European Journal of Operational Research
Publication Date
DOI: 10.1016/j.ejor.2006.03.038
  • Lot Sizing
  • Scheduling
  • Elsp
  • Capacity Constrained
  • Initial Inventories
  • Economics
  • Mathematics


Abstract A heuristic scheduling policy is introduced for a multi-item, single-machine production facility. The scheduling policy uses the presumed optimal order quantities derived from solving an Economic Lot Size Problem and checks that the quantities obtain a feasible production schedule according to current inventory levels and expected demand rates. If not, the scheduling policy modifies the order quantities to achieve a possible solution without shortages.
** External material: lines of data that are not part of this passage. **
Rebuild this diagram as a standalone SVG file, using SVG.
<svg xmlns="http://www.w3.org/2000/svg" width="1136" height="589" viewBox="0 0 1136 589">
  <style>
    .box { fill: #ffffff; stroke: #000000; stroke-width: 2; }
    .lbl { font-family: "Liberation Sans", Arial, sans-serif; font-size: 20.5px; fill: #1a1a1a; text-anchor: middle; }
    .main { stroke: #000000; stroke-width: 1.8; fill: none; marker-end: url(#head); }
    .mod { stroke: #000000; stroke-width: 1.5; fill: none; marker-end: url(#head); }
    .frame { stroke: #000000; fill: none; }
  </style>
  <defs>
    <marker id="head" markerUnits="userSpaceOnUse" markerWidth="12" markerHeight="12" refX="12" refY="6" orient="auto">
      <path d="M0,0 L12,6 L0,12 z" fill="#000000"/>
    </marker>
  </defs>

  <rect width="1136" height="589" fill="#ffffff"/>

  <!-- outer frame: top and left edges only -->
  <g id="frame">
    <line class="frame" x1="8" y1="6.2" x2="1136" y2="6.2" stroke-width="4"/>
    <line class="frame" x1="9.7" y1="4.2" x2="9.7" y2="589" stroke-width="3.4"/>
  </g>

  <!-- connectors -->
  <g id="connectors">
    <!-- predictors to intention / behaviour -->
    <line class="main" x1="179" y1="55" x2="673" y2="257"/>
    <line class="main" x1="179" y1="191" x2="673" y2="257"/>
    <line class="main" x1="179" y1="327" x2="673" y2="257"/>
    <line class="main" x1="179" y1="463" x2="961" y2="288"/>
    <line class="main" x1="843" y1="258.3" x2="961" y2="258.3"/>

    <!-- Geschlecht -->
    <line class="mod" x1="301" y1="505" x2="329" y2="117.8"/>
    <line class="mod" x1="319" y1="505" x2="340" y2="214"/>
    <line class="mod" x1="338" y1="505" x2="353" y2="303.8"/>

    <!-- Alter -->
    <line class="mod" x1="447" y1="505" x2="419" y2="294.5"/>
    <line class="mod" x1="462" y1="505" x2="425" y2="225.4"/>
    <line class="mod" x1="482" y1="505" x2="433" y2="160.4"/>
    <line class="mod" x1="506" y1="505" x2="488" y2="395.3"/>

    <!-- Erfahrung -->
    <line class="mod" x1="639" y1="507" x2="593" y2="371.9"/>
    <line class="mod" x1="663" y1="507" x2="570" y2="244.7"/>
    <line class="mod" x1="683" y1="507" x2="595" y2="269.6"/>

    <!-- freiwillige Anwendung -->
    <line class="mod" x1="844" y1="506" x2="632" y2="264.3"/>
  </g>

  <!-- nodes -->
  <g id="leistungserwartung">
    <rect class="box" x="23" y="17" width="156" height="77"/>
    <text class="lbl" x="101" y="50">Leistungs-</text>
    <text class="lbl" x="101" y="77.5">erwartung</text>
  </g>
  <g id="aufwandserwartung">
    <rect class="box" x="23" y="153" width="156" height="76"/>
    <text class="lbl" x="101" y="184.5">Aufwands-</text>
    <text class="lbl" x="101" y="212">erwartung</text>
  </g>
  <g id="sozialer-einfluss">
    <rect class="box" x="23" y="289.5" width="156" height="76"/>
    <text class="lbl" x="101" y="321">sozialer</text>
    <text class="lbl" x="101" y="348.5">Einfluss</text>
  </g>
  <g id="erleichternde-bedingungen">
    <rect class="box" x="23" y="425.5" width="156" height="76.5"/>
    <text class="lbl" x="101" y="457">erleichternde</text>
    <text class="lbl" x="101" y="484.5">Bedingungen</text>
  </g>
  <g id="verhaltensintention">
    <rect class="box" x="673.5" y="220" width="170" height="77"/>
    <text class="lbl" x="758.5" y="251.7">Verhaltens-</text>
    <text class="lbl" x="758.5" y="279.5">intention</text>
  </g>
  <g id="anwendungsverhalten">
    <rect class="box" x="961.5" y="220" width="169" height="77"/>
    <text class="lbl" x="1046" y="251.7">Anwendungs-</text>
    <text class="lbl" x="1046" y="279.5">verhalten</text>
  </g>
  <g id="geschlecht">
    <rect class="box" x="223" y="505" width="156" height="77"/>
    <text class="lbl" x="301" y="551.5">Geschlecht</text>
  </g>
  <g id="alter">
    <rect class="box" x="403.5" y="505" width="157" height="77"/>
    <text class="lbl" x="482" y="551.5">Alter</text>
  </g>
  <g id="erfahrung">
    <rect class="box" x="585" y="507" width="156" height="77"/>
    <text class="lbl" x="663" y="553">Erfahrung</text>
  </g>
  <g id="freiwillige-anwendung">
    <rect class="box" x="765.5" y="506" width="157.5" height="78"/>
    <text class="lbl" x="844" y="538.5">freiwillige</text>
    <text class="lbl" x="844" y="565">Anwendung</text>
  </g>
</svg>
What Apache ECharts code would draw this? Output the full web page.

The scheduling policy is inspired by modification of the similar heuristic Dynamic Cycle Lengths Policy by Leachman and Gascon from 1988, 1991. The main characteristics of this scheduling policy are successive batches of the same item are treated explicitly, due to that it is quite possible that one item be manufactured several times before one other item is manufactured once more; the batches are ordered in increasing run-out time; if the existing situation creates stock-outs with ordinary order quantities, then the order quantities are decreased with a common scaling factor to try to prevent inventory shortages; in case the decrease of the order quantities changes expected run-out times, the batches are reordered after new run-out times; no filling up to an explicit inventory level is done, the filling up is done by the desirable order quantity; to prevent possible excess inventory the policy suggests time periods where no production should be performed. The scheduling policy contains no economical evaluation; this is supposed to be done when the order quantities are calculated, the policy prevents shortages and excess inventory. A numerical example illustrates the suggested scheduling policy. Finally, it is discussed as to how the policy can also take into account stochastic behaviour of the demand rates and compensate the schedule by applying appropriate safety times.